*Written instruction*.
All of the lines below are to be transcribed faithfully, with pictures excluded from the copy.

*Source data*.
-- START --
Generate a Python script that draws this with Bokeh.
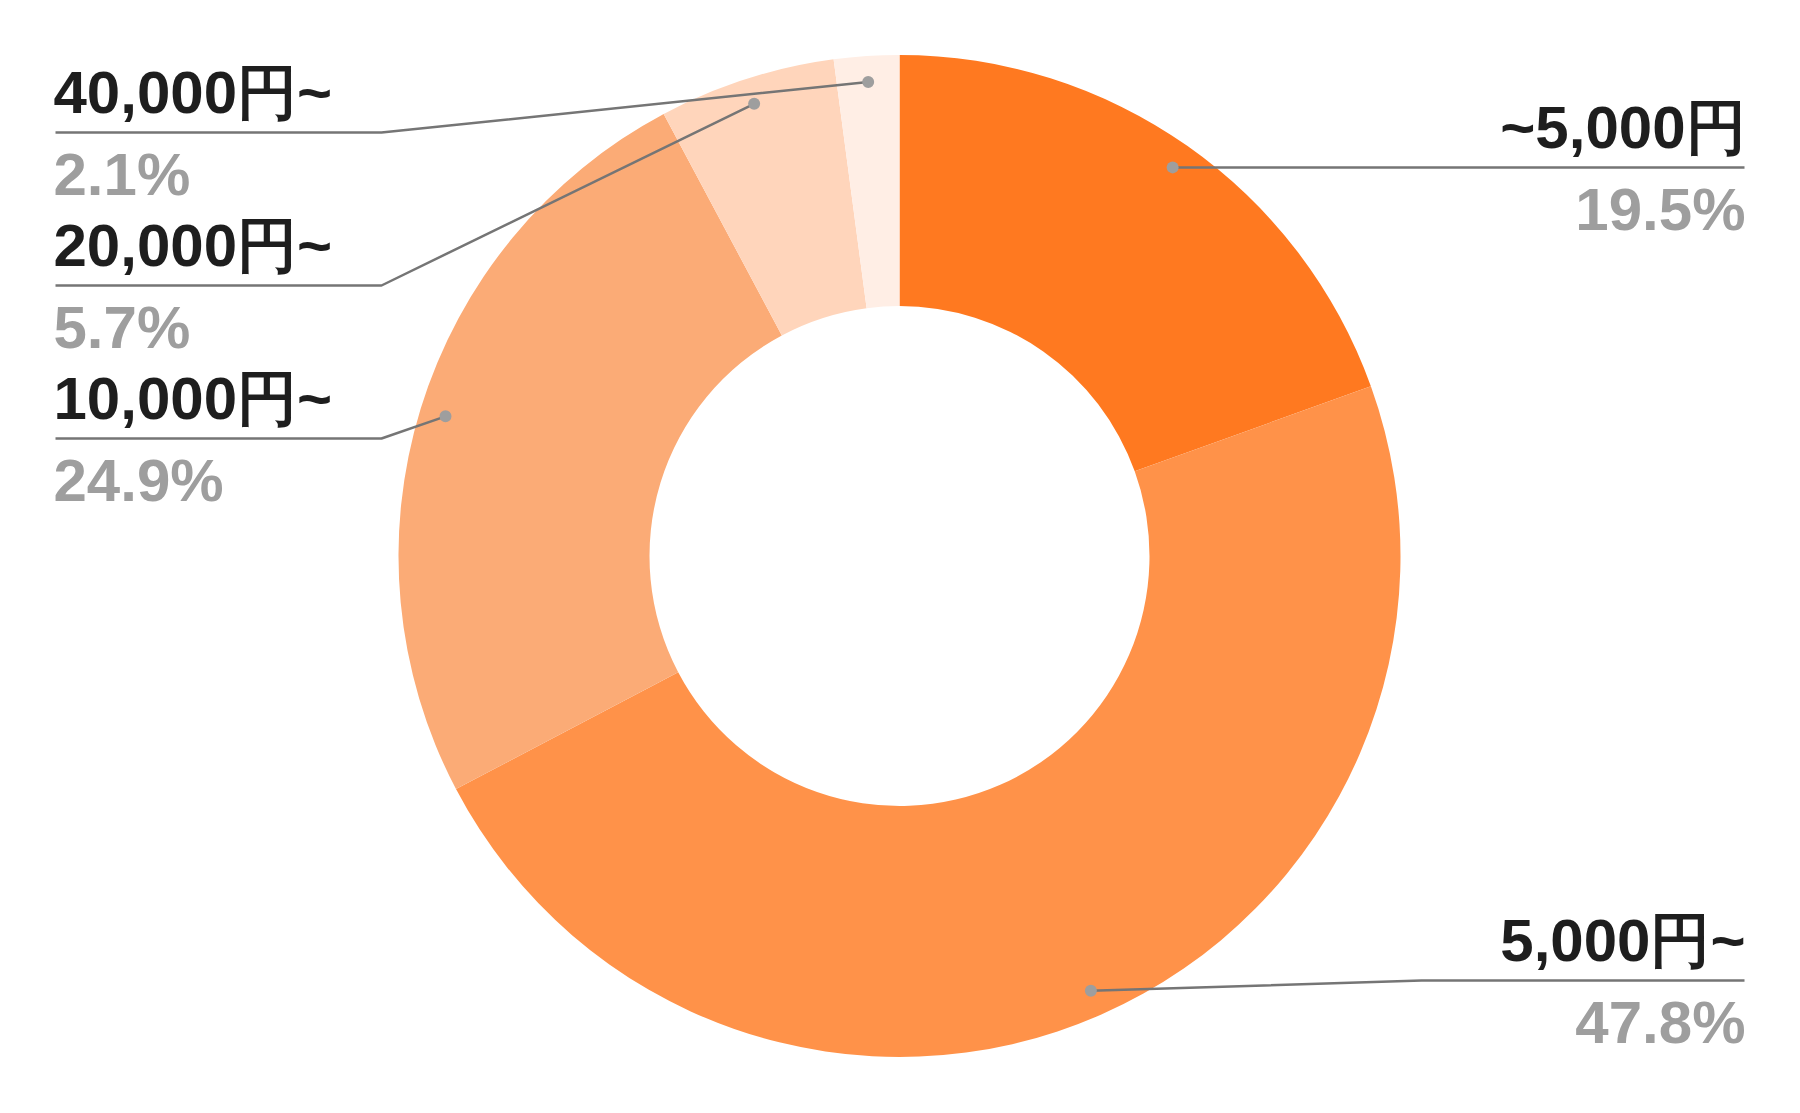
import math
from bokeh.plotting import figure
from bokeh.models import Range1d, ColumnDataSource
from bokeh.core.properties import value
from bokeh.embed import file_html
from bokeh.resources import INLINE

# ---- data ----
categories = ["~5,000円", "5,000円~", "10,000円~", "20,000円~", "40,000円~"]
shares = [19.5, 47.8, 24.9, 5.7, 2.1]
pct_labels = ["19.5%", "47.8%", "24.9%", "5.7%", "2.1%"]
colors = ["#FF7920", "#FF9249", "#FBAB76", "#FFD5BB", "#FFEEE5"]

# ---- layout (screen coords: y measured downward from page top, converted) ----
H = 1113
def Y(y):
    return H - y

cx, cy = 899, Y(555.5)
r_out, r_in, r_dot = 501, 250, 475

p = figure(width=1784, height=1097, output_backend="svg", toolbar_location=None,
           x_range=Range1d(0, 1784), y_range=Range1d(16, 1113), min_border=0)
p.axis.visible = False
p.grid.visible = False
p.outline_line_color = None
p.background_fill_color = "white"
p.border_fill_color = "white"

total = sum(shares)
starts, ends, mids = [], [], []
cum = 0.0
for s in shares:
    a0 = math.pi / 2 - cum / total * 2 * math.pi
    cum += s
    a1 = math.pi / 2 - cum / total * 2 * math.pi
    starts.append(a0)
    ends.append(a1)
    mids.append((a0 + a1) / 2)

src = ColumnDataSource(dict(start=starts, end=ends, color=colors))
p.annular_wedge(x=cx, y=cy, inner_radius=r_in, outer_radius=r_out,
                start_angle="start", end_angle="end", direction="clock",
                fill_color="color", line_color=None, source=src)

dot_x = [cx + r_dot * math.cos(a) for a in mids]
dot_y = [cy + r_dot * math.sin(a) for a in mids]

# label placement: (side, leader line y, elbow x)
left_x, right_x = 55, 1745
line_ys = [167, 980, 438, 285, 132]
sides = ["R", "R", "L", "L", "L"]
elbows = [None, 1421, 381, 381, 381]

font = value("Liberation Sans")
for i in range(len(categories)):
    ly = Y(line_ys[i])
    if sides[i] == "L":
        xs = [left_x, elbows[i], dot_x[i]]
        ys = [ly, ly, dot_y[i]]
        tx, align = left_x - 2, "left"
    else:
        ex = elbows[i] if elbows[i] is not None else dot_x[i]
        xs = [right_x - 1, ex, dot_x[i]]
        ys = [ly, ly, dot_y[i]]
        tx, align = right_x, "right"
    p.line(xs, ys, line_color="#757575", line_width=2.5)
    p.text(x=[tx], y=[ly + 40], text=[categories[i]], text_font=font,
           text_font_size="60px", text_font_style="bold", text_color="#1E1E1E",
           text_align=align, text_baseline="alphabetic")
    p.text(x=[tx], y=[ly - 42], text=[pct_labels[i]], text_font=font,
           text_font_size="60px", text_font_style="bold", text_color="#9E9E9E",
           text_align=align, text_baseline="alphabetic")

p.scatter(dot_x, dot_y, size=12, fill_color="#9E9E9E", line_color=None)

open("out.html", "w").write(file_html(p, INLINE))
-- END --
*Written solution*.
Generate a Python script that draws this with Bokeh.
import math
from bokeh.plotting import figure
from bokeh.models import Range1d, ColumnDataSource
from bokeh.core.properties import value
from bokeh.embed import file_html
from bokeh.resources import INLINE

# ---- data ----
categories = ["~5,000円", "5,000円~", "10,000円~", "20,000円~", "40,000円~"]
shares = [19.5, 47.8, 24.9, 5.7, 2.1]
pct_labels = ["19.5%", "47.8%", "24.9%", "5.7%", "2.1%"]
colors = ["#FF7920", "#FF9249", "#FBAB76", "#FFD5BB", "#FFEEE5"]

# ---- layout (screen coords: y measured downward from page top, converted) ----
H = 1113
def Y(y):
    return H - y

cx, cy = 899, Y(555.5)
r_out, r_in, r_dot = 501, 250, 475

p = figure(width=1784, height=1097, output_backend="svg", toolbar_location=None,
           x_range=Range1d(0, 1784), y_range=Range1d(16, 1113), min_border=0)
p.axis.visible = False
p.grid.visible = False
p.outline_line_color = None
p.background_fill_color = "white"
p.border_fill_color = "white"

total = sum(shares)
starts, ends, mids = [], [], []
cum = 0.0
for s in shares:
    a0 = math.pi / 2 - cum / total * 2 * math.pi
    cum += s
    a1 = math.pi / 2 - cum / total * 2 * math.pi
    starts.append(a0)
    ends.append(a1)
    mids.append((a0 + a1) / 2)

src = ColumnDataSource(dict(start=starts, end=ends, color=colors))
p.annular_wedge(x=cx, y=cy, inner_radius=r_in, outer_radius=r_out,
                start_angle="start", end_angle="end", direction="clock",
                fill_color="color", line_color=None, source=src)

dot_x = [cx + r_dot * math.cos(a) for a in mids]
dot_y = [cy + r_dot * math.sin(a) for a in mids]

# label placement: (side, leader line y, elbow x)
left_x, right_x = 55, 1745
line_ys = [167, 980, 438, 285, 132]
sides = ["R", "R", "L", "L", "L"]
elbows = [None, 1421, 381, 381, 381]

font = value("Liberation Sans")
for i in range(len(categories)):
    ly = Y(line_ys[i])
    if sides[i] == "L":
        xs = [left_x, elbows[i], dot_x[i]]
        ys = [ly, ly, dot_y[i]]
        tx, align = left_x - 2, "left"
    else:
        ex = elbows[i] if elbows[i] is not None else dot_x[i]
        xs = [right_x - 1, ex, dot_x[i]]
        ys = [ly, ly, dot_y[i]]
        tx, align = right_x, "right"
    p.line(xs, ys, line_color="#757575", line_width=2.5)
    p.text(x=[tx], y=[ly + 40], text=[categories[i]], text_font=font,
           text_font_size="60px", text_font_style="bold", text_color="#1E1E1E",
           text_align=align, text_baseline="alphabetic")
    p.text(x=[tx], y=[ly - 42], text=[pct_labels[i]], text_font=font,
           text_font_size="60px", text_font_style="bold", text_color="#9E9E9E",
           text_align=align, text_baseline="alphabetic")

p.scatter(dot_x, dot_y, size=12, fill_color="#9E9E9E", line_color=None)

open("out.html", "w").write(file_html(p, INLINE))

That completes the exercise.